Georgia company buying Hudson Valley Mall

(Photo by WIll Dendis)

Rumors of a potential sale of the beleaguered Hudson Valley Mall to a firm that owns over two dozen shopping centers in the country are not unfounded, said Ulster Town Supervisor James Quigley III this week.

Liverpool, N.Y.-based PCK Development Co. LLC, the current owner of the Hudson Valley Mall which defaulted on a debt of nearly $50 million earlier this year and saw the property foreclosed upon, is expected to sell the property to Augusta, Ga.-based Hull Property Group in January. Hull Property Group did not respond to an interview request, and Terry Parisian, general manager of the Hudson Valley Mall, did not return calls left with his office. But Quigley confirmed the sale could go through next month, adding that the purchaser has a good reputation.

“[James] Hull [Hull Property Group’s owner and managing principal] came in to see me about a month ago,” Quigley said. “And through my personal industry contacts I was able to quickly get a character reference on them by speaking to several of my friends in the south who had done business with them, so I knew that they were a reputable company and I knew we were going in the right direction.”


Quigley added that Hull Property Group’s interest in the Hudson Valley Mall was affirmed by a deposit.

“I’ve met with Mr. Hull a couple of times, and he’s admitted to me that he has a written contract of sale with PCK, and that he has a deposit of dollars, he put up a forfeitable deposit for the transaction,” Quigley said. “So he has money riding on this. And they have set a closing date for January. Which means to me that, when Hull Property Group, when they consummate the transaction, will be the owner of the fee title for the mall. And they will take and bring their own people in to establish a new operational plan for the mall to move forward.”

Hull Property Group’s website lists 28 mall properties, mostly located in the Southeast, but also as far west as Victoria, Texas; a handful of properties in the  Midwest; and one, Fairgrounds Square Mall, in Reading, Pa. Five of the mall properties are identified as being under redevelopment, and with the recent loss of anchor stores JCPenney and Macy’s among the empty retail spaces in the Hudson Valley Mall, Quigley said redevelopment could also be on the cards locally.

The mall was placed into receivership in June of this year, nearly a year after PCK defaulted on its debt with the U.S. National Bank Association. The Hudson Valley Mall opened in 1981, and expanded the following year and two more times in the years since.
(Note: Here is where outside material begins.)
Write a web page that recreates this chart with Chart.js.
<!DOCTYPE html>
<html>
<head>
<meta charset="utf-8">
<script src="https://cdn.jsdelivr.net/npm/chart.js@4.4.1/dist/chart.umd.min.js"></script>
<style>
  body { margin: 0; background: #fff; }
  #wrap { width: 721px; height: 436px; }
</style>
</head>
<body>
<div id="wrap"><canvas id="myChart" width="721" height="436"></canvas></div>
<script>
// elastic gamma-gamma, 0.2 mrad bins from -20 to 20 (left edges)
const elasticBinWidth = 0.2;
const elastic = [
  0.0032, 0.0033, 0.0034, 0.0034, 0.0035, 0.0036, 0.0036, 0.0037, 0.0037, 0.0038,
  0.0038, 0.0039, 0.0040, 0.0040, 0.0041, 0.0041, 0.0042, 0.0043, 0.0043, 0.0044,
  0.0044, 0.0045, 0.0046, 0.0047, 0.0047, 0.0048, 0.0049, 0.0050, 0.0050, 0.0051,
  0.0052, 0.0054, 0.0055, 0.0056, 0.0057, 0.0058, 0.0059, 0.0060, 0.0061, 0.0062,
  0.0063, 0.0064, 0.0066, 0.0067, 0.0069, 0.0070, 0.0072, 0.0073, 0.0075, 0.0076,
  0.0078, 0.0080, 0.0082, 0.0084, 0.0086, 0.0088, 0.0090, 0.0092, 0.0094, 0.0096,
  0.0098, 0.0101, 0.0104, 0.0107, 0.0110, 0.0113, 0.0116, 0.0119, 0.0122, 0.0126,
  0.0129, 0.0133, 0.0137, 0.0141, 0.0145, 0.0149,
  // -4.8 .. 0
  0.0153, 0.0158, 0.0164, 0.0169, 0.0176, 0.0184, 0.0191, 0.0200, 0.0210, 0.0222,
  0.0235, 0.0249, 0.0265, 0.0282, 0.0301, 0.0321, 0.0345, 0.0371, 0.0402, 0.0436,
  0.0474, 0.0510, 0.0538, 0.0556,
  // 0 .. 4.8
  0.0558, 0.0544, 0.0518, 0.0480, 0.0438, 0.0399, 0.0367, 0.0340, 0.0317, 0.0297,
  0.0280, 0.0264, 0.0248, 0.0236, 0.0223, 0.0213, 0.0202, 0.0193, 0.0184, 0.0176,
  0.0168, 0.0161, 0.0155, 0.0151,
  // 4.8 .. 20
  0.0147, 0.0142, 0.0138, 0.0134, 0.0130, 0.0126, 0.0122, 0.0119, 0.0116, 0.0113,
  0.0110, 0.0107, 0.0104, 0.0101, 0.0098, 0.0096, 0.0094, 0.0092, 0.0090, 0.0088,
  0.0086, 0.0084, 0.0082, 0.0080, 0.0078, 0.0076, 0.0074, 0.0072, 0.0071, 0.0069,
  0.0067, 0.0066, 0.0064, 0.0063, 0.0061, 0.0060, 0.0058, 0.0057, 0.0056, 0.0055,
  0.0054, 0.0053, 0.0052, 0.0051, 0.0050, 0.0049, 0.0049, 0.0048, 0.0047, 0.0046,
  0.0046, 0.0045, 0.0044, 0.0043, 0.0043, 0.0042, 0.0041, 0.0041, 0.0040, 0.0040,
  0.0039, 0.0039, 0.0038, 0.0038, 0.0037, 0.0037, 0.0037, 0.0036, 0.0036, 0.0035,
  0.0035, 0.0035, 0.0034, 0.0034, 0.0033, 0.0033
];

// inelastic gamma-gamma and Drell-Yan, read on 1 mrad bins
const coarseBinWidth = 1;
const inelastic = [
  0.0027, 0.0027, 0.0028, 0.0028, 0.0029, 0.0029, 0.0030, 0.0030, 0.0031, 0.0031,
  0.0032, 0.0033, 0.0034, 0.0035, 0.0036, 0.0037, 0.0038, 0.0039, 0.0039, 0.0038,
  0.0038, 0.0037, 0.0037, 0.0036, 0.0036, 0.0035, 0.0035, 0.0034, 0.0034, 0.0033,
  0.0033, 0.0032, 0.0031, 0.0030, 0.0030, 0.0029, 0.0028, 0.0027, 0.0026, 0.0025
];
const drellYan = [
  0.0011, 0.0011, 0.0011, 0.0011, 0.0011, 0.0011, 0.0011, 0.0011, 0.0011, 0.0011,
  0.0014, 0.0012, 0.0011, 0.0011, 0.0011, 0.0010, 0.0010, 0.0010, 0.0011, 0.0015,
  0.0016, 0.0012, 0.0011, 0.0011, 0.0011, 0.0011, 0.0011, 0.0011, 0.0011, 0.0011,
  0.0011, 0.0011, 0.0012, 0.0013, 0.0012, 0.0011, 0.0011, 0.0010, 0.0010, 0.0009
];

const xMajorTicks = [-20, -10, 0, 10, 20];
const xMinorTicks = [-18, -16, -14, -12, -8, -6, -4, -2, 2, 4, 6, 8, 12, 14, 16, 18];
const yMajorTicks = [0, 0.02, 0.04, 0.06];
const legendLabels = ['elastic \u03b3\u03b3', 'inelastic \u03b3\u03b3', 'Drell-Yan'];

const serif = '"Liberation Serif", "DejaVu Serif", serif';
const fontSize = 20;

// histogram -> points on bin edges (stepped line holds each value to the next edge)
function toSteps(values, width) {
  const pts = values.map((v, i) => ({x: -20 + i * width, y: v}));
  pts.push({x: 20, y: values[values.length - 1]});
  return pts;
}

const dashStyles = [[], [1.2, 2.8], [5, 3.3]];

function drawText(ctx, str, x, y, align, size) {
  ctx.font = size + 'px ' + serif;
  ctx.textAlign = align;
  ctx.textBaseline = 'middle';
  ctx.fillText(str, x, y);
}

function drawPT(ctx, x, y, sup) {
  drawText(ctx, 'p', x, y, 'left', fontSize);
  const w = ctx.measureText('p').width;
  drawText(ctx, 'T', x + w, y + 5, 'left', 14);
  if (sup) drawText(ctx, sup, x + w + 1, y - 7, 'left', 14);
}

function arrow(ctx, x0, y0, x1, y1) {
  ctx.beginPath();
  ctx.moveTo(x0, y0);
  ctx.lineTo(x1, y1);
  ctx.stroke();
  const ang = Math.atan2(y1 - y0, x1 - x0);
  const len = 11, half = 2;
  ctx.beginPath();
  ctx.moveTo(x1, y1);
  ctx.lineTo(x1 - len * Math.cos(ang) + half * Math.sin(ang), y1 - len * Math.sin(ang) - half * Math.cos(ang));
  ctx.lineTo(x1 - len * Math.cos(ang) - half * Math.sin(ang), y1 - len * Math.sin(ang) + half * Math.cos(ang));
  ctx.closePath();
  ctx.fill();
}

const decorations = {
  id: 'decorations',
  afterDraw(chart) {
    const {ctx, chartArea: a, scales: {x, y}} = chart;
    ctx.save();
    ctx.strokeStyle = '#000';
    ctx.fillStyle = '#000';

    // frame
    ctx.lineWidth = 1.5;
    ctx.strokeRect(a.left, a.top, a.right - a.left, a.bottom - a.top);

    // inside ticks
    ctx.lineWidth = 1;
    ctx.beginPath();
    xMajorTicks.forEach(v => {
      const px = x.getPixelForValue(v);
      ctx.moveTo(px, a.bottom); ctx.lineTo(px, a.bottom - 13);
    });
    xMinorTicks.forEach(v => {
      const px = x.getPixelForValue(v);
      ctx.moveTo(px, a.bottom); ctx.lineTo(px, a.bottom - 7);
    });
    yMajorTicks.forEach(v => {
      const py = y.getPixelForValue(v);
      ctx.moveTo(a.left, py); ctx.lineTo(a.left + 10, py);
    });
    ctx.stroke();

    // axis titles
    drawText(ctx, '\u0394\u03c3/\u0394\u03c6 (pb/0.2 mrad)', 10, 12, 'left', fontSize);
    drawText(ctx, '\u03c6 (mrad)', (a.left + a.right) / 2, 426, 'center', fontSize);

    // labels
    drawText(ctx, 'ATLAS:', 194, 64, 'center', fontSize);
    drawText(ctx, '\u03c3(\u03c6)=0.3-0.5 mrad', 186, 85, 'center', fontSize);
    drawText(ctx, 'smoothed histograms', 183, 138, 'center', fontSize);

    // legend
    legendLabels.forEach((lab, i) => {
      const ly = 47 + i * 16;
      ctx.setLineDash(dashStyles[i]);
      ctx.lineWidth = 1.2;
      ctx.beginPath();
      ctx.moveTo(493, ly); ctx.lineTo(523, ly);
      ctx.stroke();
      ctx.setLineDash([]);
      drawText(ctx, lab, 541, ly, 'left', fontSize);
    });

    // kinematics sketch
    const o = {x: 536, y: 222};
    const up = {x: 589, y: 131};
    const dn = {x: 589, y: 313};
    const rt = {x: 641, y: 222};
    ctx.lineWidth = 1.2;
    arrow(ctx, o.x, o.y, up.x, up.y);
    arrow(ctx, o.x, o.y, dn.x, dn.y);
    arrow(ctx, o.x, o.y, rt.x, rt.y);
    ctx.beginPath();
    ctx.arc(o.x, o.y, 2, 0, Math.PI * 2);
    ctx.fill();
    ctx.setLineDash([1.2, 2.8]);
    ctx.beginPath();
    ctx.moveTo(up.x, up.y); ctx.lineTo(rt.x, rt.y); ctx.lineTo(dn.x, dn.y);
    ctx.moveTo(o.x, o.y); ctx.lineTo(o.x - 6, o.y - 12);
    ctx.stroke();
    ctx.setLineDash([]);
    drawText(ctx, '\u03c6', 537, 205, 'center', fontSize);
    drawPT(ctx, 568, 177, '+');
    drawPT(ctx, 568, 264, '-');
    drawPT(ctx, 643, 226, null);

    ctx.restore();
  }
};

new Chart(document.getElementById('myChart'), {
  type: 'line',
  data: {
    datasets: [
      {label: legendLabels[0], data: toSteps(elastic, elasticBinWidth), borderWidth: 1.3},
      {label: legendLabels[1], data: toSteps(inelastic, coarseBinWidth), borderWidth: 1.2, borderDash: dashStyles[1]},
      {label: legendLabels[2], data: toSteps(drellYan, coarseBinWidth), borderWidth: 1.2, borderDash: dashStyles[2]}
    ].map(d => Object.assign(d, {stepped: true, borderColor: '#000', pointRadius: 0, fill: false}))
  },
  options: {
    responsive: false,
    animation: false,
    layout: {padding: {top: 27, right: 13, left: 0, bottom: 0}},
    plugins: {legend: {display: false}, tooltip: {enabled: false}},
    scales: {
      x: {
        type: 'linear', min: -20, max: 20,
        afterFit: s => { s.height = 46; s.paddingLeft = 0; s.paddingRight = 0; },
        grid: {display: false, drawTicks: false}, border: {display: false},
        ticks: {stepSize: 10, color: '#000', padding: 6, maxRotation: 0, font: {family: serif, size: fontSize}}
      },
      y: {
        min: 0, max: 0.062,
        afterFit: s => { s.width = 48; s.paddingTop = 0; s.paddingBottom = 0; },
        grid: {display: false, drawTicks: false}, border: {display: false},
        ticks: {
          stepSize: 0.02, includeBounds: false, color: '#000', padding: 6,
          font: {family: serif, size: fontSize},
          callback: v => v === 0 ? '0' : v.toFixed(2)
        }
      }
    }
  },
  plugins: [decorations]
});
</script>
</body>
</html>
Quigley said that Hull expressed an interest in settling tax certiorari issues with the town during a meeting last month, though the supervisor said he felt it wasn’t the right environment for the discussion.

“My answer to that is I’m not having ex parte conversations,” Quigley said. “There is a legal process that has been started. Authorize your attorneys to commence settlement negotiations. I’m not negotiating something outside of my lawyer’s purview.”


A ripple effect

While the sale and potential revitalization of the Hudson Valley Mall might seem on the surface to be good news for the town, Quigley said it could have repercussions in the retail atmosphere throughout the municipality.

“A lender who has made a $52 million mortgage that has ended up getting defaulted at $49 million always wants to find a way to get out with as much value as they possibly can after the problems become evident,” Quigley said. “In that situation there’s always going to be a change of ownership. The change of ownership is always going to give Mr. Hull a reduced basis because he’s bought it for cents on the dollar. I can’t tell you how much, I don’t know. That’s going to create a competitive situation in the Town of Ulster. Furthermore, when this transaction settles out and the issues of the real estate tax certiorari actions settle out, there’s going to be an adjustment to the real estate taxes up there. That’s going to give that property a cost benefit for any prospective tenant looking to occupy space up there. What I am most looking to focus on is the domino effect that it may have on the retail market in the Town of Ulster. Mr. Hull is going to want to repopulate his space with tenants, and that could very well mean that tenants within the market could start moving around. And that movement could destabilize other existing properties that are currently economically feasible.”

Quigley added that the economic climate in the town and surrounding communities may mean further difficult times ahead for retailers.

“People need disposable income for a productive retail environment to exist,” Quigley said. “For people to have disposable income, that means we have to have good jobs. And the battle that we’ve been fighting ever since IBM closed [in the town] in the ’90s, is how do we replace those jobs? And we have not been successful. What I’m putting forth here is that the current situation at the mall was defined by the IBM closing in the ’90s. It took that long to work its way through the system. And it has been exacerbated by the change in the retail environment, namely Internet and web-based retailing. This is a complicated problem.”